I am therefore of opinion that some one social power must always be made to predominate over the others; but I think that liberty is endangered when this power is checked by no obstacles which may retard its course, and force it to moderate its own vehemence.
Unlimited power is in itself a bad and dangerous thing; human beings are not competent to exercise it with discretion, and God alone can be omnipotent, because His wisdom and His justice are always equal to His power. But no power upon earth is so worthy of honor for itself, or of reverential obedience to the rights which it represents, that I would consent to admit its uncontrolled and all-predominant authority. When I see that the right and the means of absolute command are conferred on a people or upon a king, upon an aristocracy or a democracy, a monarchy or a republic, I recognize the germ of tyranny, and I journey onward to a land of more hopeful institutions.
In my opinion the main evil of the present democratic institutions of the United States does not arise, as is often asserted in Europe, from their weakness, but from their overpowering strength; and I am not so much alarmed at the excessive liberty which reigns in that country as at the very inadequate securities which exist against tyranny.

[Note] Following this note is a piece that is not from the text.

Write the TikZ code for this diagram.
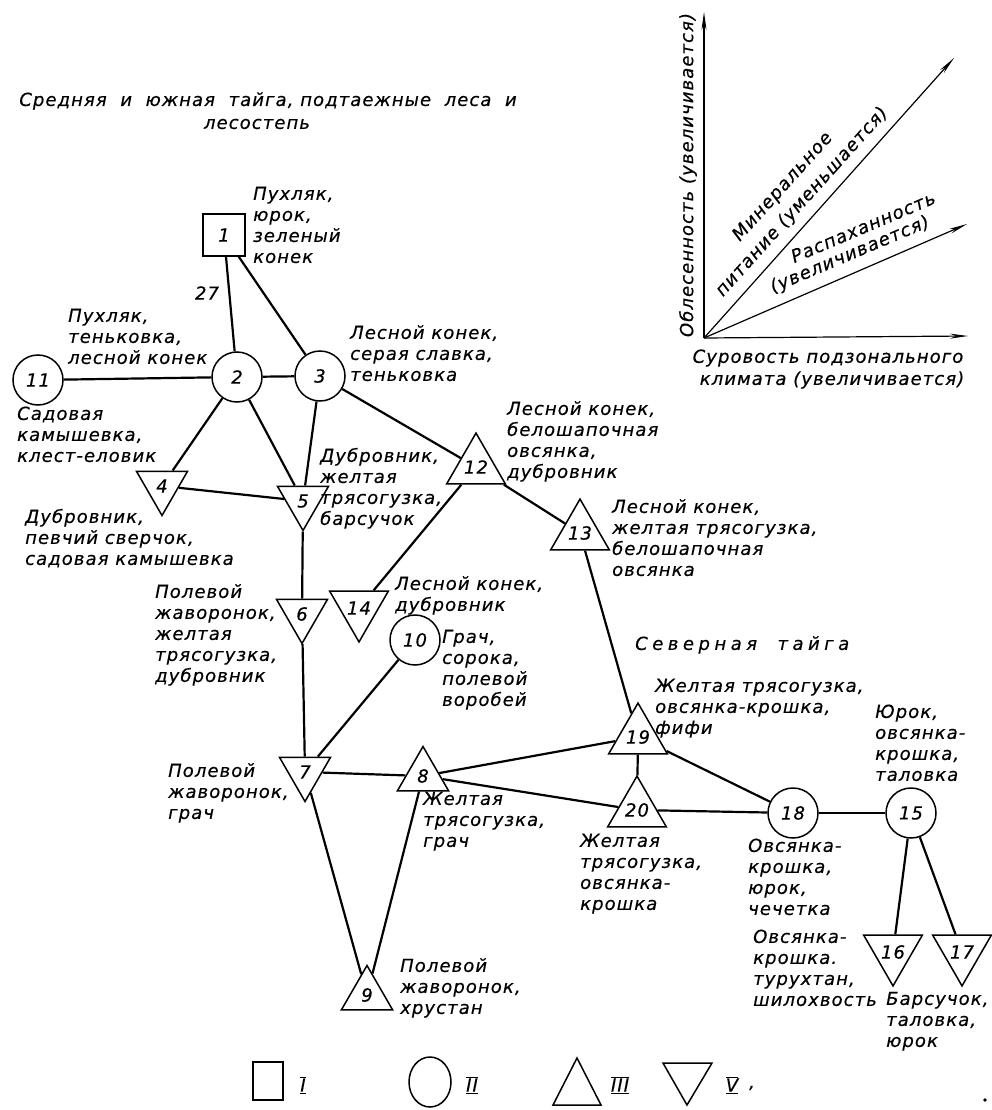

When an individual or a party is wronged in the United States, to whom can he apply for redress? If to public opinion, public opinion constitutes the majority; if to the legislature, it represents the majority, and implicitly obeys its injunctions; if to the executive power, it is appointed by the majority, and remains a passive tool in its hands; the public troops consist of the majority under arms; the jury is the majority invested with the right of hearing judicial cases; and in certain States even the judges are elected by the majority. However iniquitous or absurd the evil of which you complain may be, you must submit to it as well as you can.